Because of this failure mode complexity, PCI's design handbook provides dedicated dapped-end design provisions with prescribed reinforcement patterns, hanger bars looped around the diagonal reinforcement at the dap, rather than leaving dapped-end design to a general shear and flexure check. Skipping the hanger bar detail, or terminating it without adequate anchorage past the reentrant corner, has been a documented cause of dapped-end distress in existing precast structures, which is why this detail in particular gets close scrutiny in both new design and forensic evaluation of older precast parking structures.
Bearing Pads and Movement
Between most precast bearing surfaces sits an elastomeric bearing pad, a layer of reinforced or plain neoprone rubber that accommodates small rotations and horizontal movement at the bearing without transmitting that movement as a rigid, potentially damaging force into the connection. Bearing pad thickness and hardness are selected based on the expected rotation at the bearing (from the supported member's own deflection under load) and the expected horizontal movement (from thermal expansion, concrete shrinkage, and creep), since a pad that is too stiff for the expected movement forces that movement into the connecting reinforcement instead of absorbing it in the pad's own shear deformation.

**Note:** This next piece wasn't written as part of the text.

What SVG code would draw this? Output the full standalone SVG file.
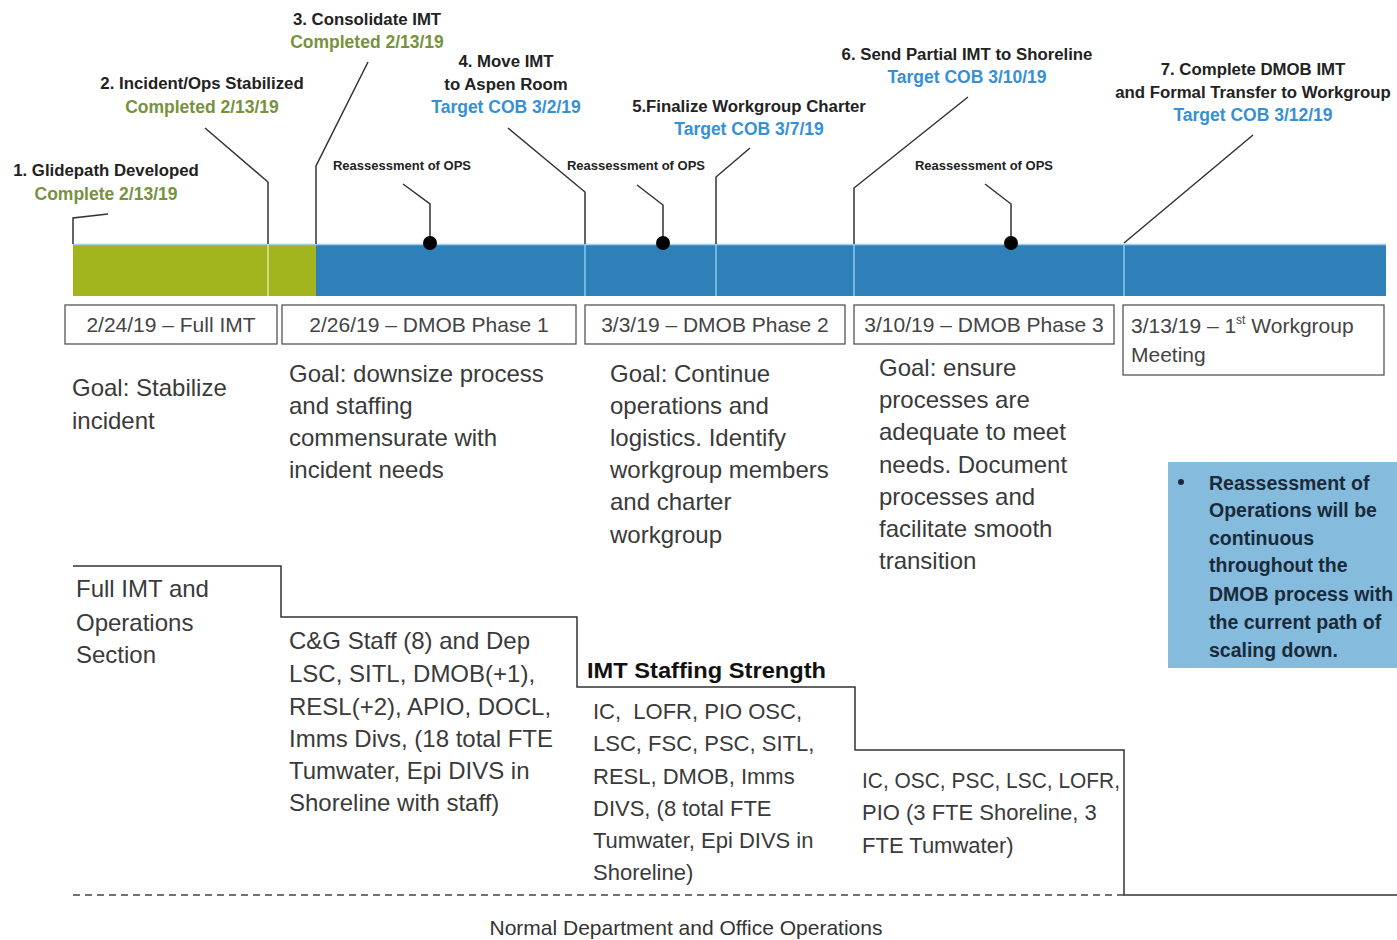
<svg xmlns="http://www.w3.org/2000/svg" width="1397" height="940" viewBox="0 0 1397 940">
<style>
text{font-family:"Liberation Sans",Arial,sans-serif;}
.ms{font-size:16.8px;font-weight:bold;fill:#222;text-anchor:middle;}
.gr{font-size:17.5px;font-weight:bold;fill:#76923c;text-anchor:middle;}
.bl{font-size:17.5px;font-weight:bold;fill:#3590d6;text-anchor:middle;}
.re{font-size:13px;font-weight:bold;fill:#222;text-anchor:middle;}
.dt{font-size:21px;fill:#444;text-anchor:middle;}
.gl{font-size:24px;fill:#3a3a3a;}
.st{font-size:24px;fill:#3a3a3a;}
.sn{font-size:22px;fill:#3a3a3a;}
.nt{font-size:19.5px;font-weight:bold;fill:#1a2a3a;}
.ld{fill:none;stroke:#333;stroke-width:1.5;}
.bx{fill:#fff;stroke:#555;stroke-width:1.3;}
.sep{stroke-width:1.5;}
</style>
<rect width="1397" height="940" fill="#fff"/>

<g id="bar">
<rect x="73" y="244" width="243" height="52" fill="#a2b51e"/>
<rect x="316" y="244" width="1070" height="52" fill="#2f80b9"/>
<line x1="73" y1="244.5" x2="1386" y2="244.5" stroke="#9ecfee" stroke-width="1.5"/>
<line class="sep" x1="268" y1="244" x2="268" y2="296" stroke="#e2e9a0"/>
<line class="sep" x1="585" y1="244" x2="585" y2="296" stroke="#8cc8ee"/>
<line class="sep" x1="716" y1="244" x2="716" y2="296" stroke="#8cc8ee"/>
<line class="sep" x1="854" y1="244" x2="854" y2="296" stroke="#8cc8ee"/>
<line class="sep" x1="1124" y1="244" x2="1124" y2="296" stroke="#8cc8ee"/>
</g>

<g id="connectors">
<polyline class="ld" points="108,214 73,218 73,244"/>
<polyline class="ld" points="205,128 268,182 268,244"/>
<polyline class="ld" points="368,62 316,166 316,244"/>
<polyline class="ld" points="508,128 585,192 585,244"/>
<polyline class="ld" points="750,148 716,177 716,244"/>
<polyline class="ld" points="968,97 854,188 854,244"/>
<polyline class="ld" points="1253,135 1124,243"/>
<polyline class="ld" points="403,184 430,204 430,243"/>
<polyline class="ld" points="637,185 663,205 663,243"/>
<polyline class="ld" points="985,184 1011,204 1011,243"/>
<circle cx="430" cy="243" r="7" fill="#000"/>
<circle cx="663" cy="243" r="7" fill="#000"/>
<circle cx="1011" cy="243" r="7" fill="#000"/>
<polyline class="ld" points="73,566 281,566 281,617 577,617 577,687 855,687 855,750 1124,750 1124,895 1397,895"/>
<line x1="73" y1="895" x2="1124" y2="895" stroke="#444" stroke-width="1.3" stroke-dasharray="7,5"/>
</g>

<g id="m1"><text class="ms" x="106" y="176">1. Glidepath Developed</text><text class="gr" x="106" y="200">Complete 2/13/19</text></g>
<g id="m2"><text class="ms" x="202" y="89">2. Incident/Ops Stabilized</text><text class="gr" x="202" y="113">Completed 2/13/19</text></g>
<g id="m3"><text class="ms" x="367" y="25">3. Consolidate IMT</text><text class="gr" x="367" y="48">Completed 2/13/19</text></g>
<g id="m4"><text class="ms" x="506" y="67">4. Move IMT</text><text class="ms" x="506" y="90">to Aspen Room</text><text class="bl" x="506" y="113">Target COB 3/2/19</text></g>
<g id="m5"><text class="ms" x="749" y="112">5.Finalize Workgroup Charter</text><text class="bl" x="749" y="135">Target COB 3/7/19</text></g>
<g id="m6"><text class="ms" x="967" y="60">6. Send Partial IMT  to Shoreline</text><text class="bl" x="967" y="83">Target COB 3/10/19</text></g>
<g id="m7"><text class="ms" x="1253" y="75">7. Complete DMOB IMT</text><text class="ms" x="1253" y="98">and Formal Transfer to Workgroup</text><text class="bl" x="1253" y="121">Target COB 3/12/19</text></g>

<g id="r1"><text class="re" x="402" y="170">Reassessment of OPS</text></g>
<g id="r2"><text class="re" x="636" y="170">Reassessment of OPS</text></g>
<g id="r3"><text class="re" x="984" y="170">Reassessment of OPS</text></g>

<g id="d1"><rect class="bx" x="65" y="305" width="212" height="39"/><text class="dt" x="171" y="332">2/24/19 – Full IMT</text></g>
<g id="d2"><rect class="bx" x="282" y="305" width="294" height="39"/><text class="dt" x="429" y="332">2/26/19 – DMOB Phase 1</text></g>
<g id="d3"><rect class="bx" x="585" y="305" width="260" height="39"/><text class="dt" x="715" y="332">3/3/19 – DMOB Phase 2</text></g>
<g id="d4"><rect class="bx" x="854" y="305" width="260" height="39"/><text class="dt" x="984" y="332">3/10/19 – DMOB Phase 3</text></g>
<g id="d5"><rect class="bx" x="1123" y="305" width="261" height="70"/><text class="dt" x="1131" y="333" style="text-anchor:start">3/13/19 – 1<tspan font-size="12" dy="-9">st</tspan><tspan dy="9"> Workgroup</tspan></text><text class="dt" x="1131" y="362" style="text-anchor:start">Meeting</text></g>

<g id="g1"><text class="gl" x="72" y="396">Goal: Stabilize</text><text class="gl" x="72" y="429">incident</text></g>
<g id="g2"><text class="gl" x="289" y="382">Goal: downsize process</text><text class="gl" x="289" y="414">and staffing</text><text class="gl" x="289" y="446">commensurate with</text><text class="gl" x="289" y="478">incident needs</text></g>
<g id="g3"><text class="gl" x="610" y="382">Goal: Continue</text><text class="gl" x="610" y="414">operations and</text><text class="gl" x="610" y="446">logistics. Identify</text><text class="gl" x="610" y="478">workgroup members</text><text class="gl" x="610" y="510">and charter</text><text class="gl" x="610" y="543">workgroup</text></g>
<g id="g4"><text class="gl" x="879" y="376">Goal: ensure</text><text class="gl" x="879" y="408">processes are</text><text class="gl" x="879" y="440">adequate to meet</text><text class="gl" x="879" y="473">needs. Document</text><text class="gl" x="879" y="505">processes and</text><text class="gl" x="879" y="537">facilitate smooth</text><text class="gl" x="879" y="569">transition</text></g>

<g id="note"><rect x="1168" y="462" width="229" height="206" fill="#85bbdd"/>
<circle cx="1181" cy="482" r="3" fill="#1a2a3a"/>
<text class="nt" x="1209" y="490">Reassessment of</text><text class="nt" x="1209" y="517">Operations will be</text><text class="nt" x="1209" y="545">continuous</text><text class="nt" x="1209" y="572">throughout the</text><text class="nt" x="1209" y="601">DMOB process with</text><text class="nt" x="1209" y="629">the current path of</text><text class="nt" x="1209" y="657">scaling down.</text></g>

<g id="s1"><text class="st" x="76" y="597">Full IMT and</text><text class="st" x="76" y="631">Operations</text><text class="st" x="76" y="663">Section</text></g>
<g id="s2"><text class="st" x="289" y="649">C&amp;G Staff (8) and Dep</text><text class="st" x="289" y="682">LSC, SITL, DMOB(+1),</text><text class="st" x="289" y="715">RESL(+2), APIO, DOCL,</text><text class="st" x="289" y="747">Imms Divs, (18 total FTE</text><text class="st" x="289" y="779">Tumwater, Epi DIVS in</text><text class="st" x="289" y="811">Shoreline with staff)</text></g>
<g id="s3"><text x="587" y="678" textLength="239" lengthAdjust="spacingAndGlyphs" style="font-size:22px;font-weight:bold;fill:#111">IMT Staffing Strength</text><text class="sn" x="593" y="719" xml:space="preserve">IC,  LOFR, PIO OSC,</text><text class="sn" x="593" y="751">LSC, FSC, PSC, SITL,</text><text class="sn" x="593" y="784">RESL, DMOB, Imms</text><text class="sn" x="593" y="816">DIVS, (8 total FTE</text><text class="sn" x="593" y="848">Tumwater, Epi DIVS in</text><text class="sn" x="593" y="880">Shoreline)</text></g>
<g id="s4"><text class="sn" x="862" y="788" textLength="258" lengthAdjust="spacingAndGlyphs">IC, OSC, PSC, LSC, LOFR,</text><text class="sn" x="862" y="820">PIO (3 FTE Shoreline, 3</text><text class="sn" x="862" y="853">FTE Tumwater)</text></g>
<g id="base"><text x="686" y="935" style="font-size:21px;fill:#333;text-anchor:middle">Normal Department and Office Operations</text></g>
</svg>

Minimum bearing length, the distance from the edge of the supporting member to the near edge of the bearing pad, is checked explicitly against both calculated requirements and code-prescribed minimums, since a precast member that walks or shifts even a modest amount during a seismic event can lose its bearing entirely if the as-built bearing length has no margin beyond the bare calculated minimum. This bearing loss mode was a documented failure pattern in several precast parking structures during past earthquakes and is a major reason current codes require positive mechanical connection, not friction and gravity alone, at bearing connections in higher seismic design categories, connecting this detail to the same connection ductility themes discussed in moment end-plate connections and to the general design context in reinforced concrete beam design.
Detailed design provisions and recommended reinforcement patterns for corbels, dapped ends, and bearing connections are published in the PCI Design Handbook, maintained by the Precast/Prestressed Concrete Institute, alongside the strut-and-tie and corbel provisions in ACI 318 published by the American Concrete Institute.